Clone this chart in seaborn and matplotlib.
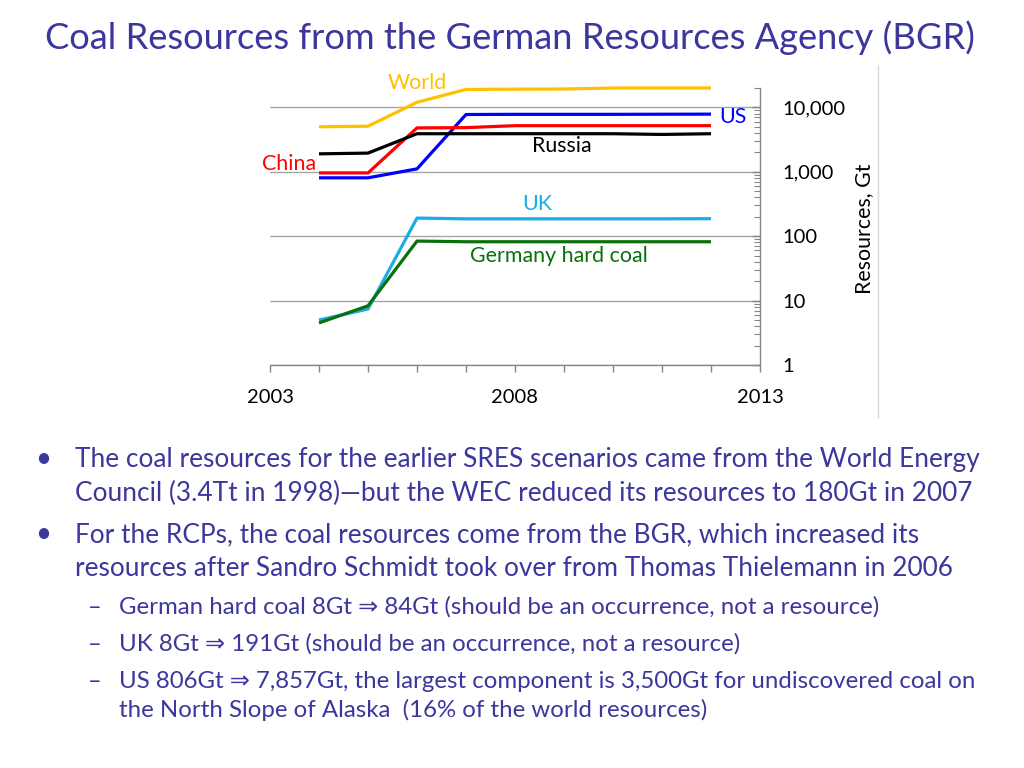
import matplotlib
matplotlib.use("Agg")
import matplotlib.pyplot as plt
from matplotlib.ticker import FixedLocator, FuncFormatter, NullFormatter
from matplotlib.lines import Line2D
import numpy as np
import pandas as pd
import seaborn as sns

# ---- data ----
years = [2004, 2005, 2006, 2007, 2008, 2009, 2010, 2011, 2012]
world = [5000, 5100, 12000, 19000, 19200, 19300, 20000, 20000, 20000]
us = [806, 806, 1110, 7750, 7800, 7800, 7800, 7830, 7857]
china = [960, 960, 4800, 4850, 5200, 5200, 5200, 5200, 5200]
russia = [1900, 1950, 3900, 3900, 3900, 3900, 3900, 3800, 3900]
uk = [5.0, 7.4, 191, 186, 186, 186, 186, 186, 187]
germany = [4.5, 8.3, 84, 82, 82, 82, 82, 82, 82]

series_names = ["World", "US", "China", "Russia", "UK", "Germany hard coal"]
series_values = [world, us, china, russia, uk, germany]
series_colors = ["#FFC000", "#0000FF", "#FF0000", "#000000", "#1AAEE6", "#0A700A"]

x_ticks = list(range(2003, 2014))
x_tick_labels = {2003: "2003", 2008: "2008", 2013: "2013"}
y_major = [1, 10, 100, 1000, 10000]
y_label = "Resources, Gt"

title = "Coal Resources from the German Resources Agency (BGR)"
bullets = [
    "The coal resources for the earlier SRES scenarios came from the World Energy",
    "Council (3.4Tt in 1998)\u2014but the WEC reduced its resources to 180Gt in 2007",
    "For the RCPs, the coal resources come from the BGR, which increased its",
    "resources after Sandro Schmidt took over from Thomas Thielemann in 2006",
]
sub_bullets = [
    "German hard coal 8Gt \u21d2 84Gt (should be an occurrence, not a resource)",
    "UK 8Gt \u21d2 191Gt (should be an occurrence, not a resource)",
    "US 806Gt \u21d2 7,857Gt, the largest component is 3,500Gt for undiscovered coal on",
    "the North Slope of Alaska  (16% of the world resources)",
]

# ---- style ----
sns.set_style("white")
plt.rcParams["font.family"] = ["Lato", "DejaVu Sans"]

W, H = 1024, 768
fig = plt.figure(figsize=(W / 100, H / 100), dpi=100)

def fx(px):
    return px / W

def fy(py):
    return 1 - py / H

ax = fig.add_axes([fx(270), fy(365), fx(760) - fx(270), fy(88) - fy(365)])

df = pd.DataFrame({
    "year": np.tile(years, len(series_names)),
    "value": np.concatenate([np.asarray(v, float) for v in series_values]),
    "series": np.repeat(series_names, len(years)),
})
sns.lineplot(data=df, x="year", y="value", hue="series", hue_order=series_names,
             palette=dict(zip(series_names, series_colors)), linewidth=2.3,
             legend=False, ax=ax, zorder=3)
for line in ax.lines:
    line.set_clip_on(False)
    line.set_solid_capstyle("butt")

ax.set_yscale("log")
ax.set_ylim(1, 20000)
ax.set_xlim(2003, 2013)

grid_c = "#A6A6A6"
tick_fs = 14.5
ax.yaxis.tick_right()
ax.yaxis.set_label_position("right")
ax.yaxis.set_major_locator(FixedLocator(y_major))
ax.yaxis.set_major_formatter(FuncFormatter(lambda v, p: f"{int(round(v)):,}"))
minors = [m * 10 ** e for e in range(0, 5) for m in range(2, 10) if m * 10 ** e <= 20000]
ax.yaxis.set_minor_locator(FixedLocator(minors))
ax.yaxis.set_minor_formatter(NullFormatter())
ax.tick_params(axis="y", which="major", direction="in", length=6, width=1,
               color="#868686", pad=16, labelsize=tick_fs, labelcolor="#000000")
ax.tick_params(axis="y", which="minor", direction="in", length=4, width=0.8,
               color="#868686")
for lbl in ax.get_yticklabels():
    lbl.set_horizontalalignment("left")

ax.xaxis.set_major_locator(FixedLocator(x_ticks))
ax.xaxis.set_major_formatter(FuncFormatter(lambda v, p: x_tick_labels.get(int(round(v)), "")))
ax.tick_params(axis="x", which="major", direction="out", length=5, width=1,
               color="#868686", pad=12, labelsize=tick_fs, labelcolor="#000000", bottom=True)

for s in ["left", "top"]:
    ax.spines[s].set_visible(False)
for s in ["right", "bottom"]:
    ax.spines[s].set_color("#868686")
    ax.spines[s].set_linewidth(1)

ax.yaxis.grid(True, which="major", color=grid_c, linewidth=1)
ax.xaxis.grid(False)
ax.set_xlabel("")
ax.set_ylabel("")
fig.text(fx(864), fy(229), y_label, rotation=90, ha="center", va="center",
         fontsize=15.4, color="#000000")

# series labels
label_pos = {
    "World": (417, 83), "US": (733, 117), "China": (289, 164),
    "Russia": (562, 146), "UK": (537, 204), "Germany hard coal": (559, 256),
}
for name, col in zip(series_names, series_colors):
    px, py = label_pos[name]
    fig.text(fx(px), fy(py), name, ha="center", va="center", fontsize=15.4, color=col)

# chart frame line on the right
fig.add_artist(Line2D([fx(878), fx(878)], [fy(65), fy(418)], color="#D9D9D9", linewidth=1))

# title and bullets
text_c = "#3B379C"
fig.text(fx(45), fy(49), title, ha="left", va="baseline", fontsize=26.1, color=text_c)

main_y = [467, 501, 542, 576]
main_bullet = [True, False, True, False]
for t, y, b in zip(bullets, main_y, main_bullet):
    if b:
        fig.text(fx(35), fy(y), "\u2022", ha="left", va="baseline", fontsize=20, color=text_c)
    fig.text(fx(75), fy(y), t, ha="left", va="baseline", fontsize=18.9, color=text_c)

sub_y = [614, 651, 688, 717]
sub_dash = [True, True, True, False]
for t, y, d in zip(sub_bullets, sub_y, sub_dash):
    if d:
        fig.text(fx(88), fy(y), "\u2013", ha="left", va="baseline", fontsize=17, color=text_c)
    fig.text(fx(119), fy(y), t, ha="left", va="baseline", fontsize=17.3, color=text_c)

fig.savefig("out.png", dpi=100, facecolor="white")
——
Task objective:
Track down the lines that include the word "seaborn" and copy them.

Task output:
Clone this chart in seaborn and matplotlib.
import seaborn as sns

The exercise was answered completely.